Die X.________ AG (bis 26. März 2002 firmierend als A.________ AG) (Klägerin) bezweckt die Erbringung von Mediendienstleistungen, den Betrieb von Verlagsgeschäften sowie die Herstellung und den Vertrieb von Produkten der Werbebranche. Die Y.________ AG (Beklagte) bezweckt die Produktion und Herausgabe von Telefonverzeichnissen.

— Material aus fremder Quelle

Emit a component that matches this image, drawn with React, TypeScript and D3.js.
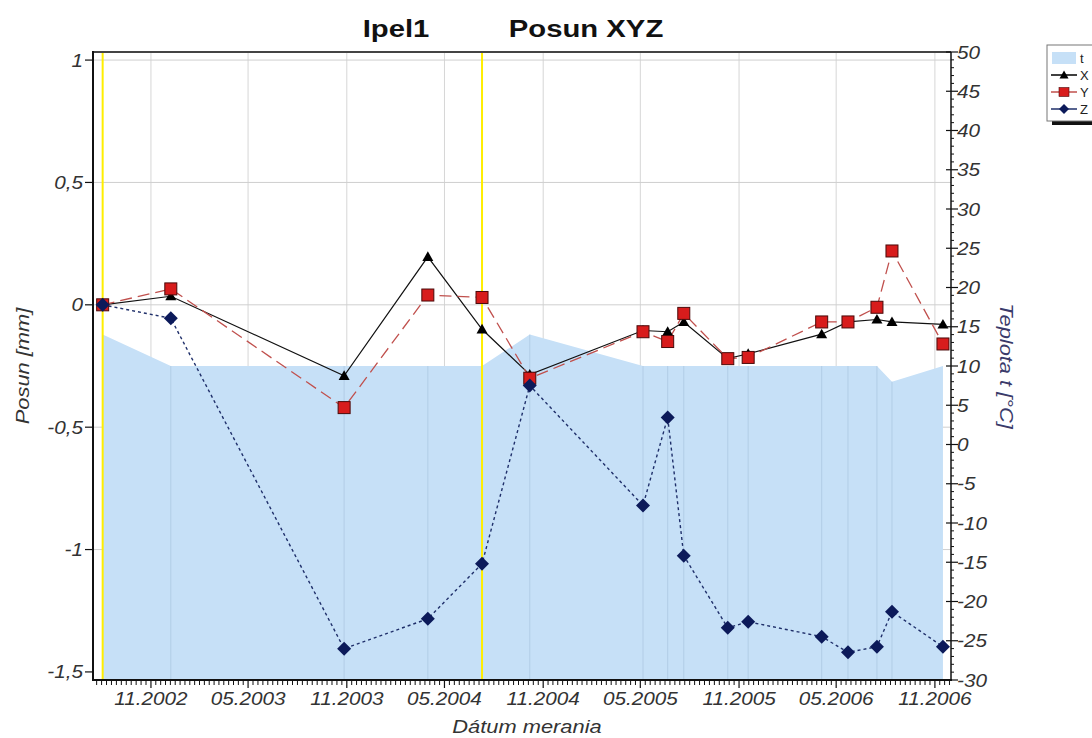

Die Klägerin schloss mit ihren Kunden in den Jahren 2000 bis 2002 mehrjährige Insertionsverträge für ein Branchenverzeichnis, das im Internet abrufbar sein sollte. Gestützt auf eine im September 2000 abgeschlossene Vereinbarung mit der Yellowworld AG, einer Tochtergesellschaft der Schweizerischen Post, war das klägerische Branchenverzeichnis exklusiv auf dem Internet-Portal www.yellowworld.ch abrufbar. Im Dezember 2001 kündigte die Yellowworld AG die Vereinbarung mit der Klägerin auf Ende Juni 2002. Im März 2002 erfolgte eine Pressemitteilung, wonach die Schweizerische Post die beiden Portale von yellowworld und der Post zusammenlege und sich auf Postprodukte und postnahe Dienstleistungen konzentriere.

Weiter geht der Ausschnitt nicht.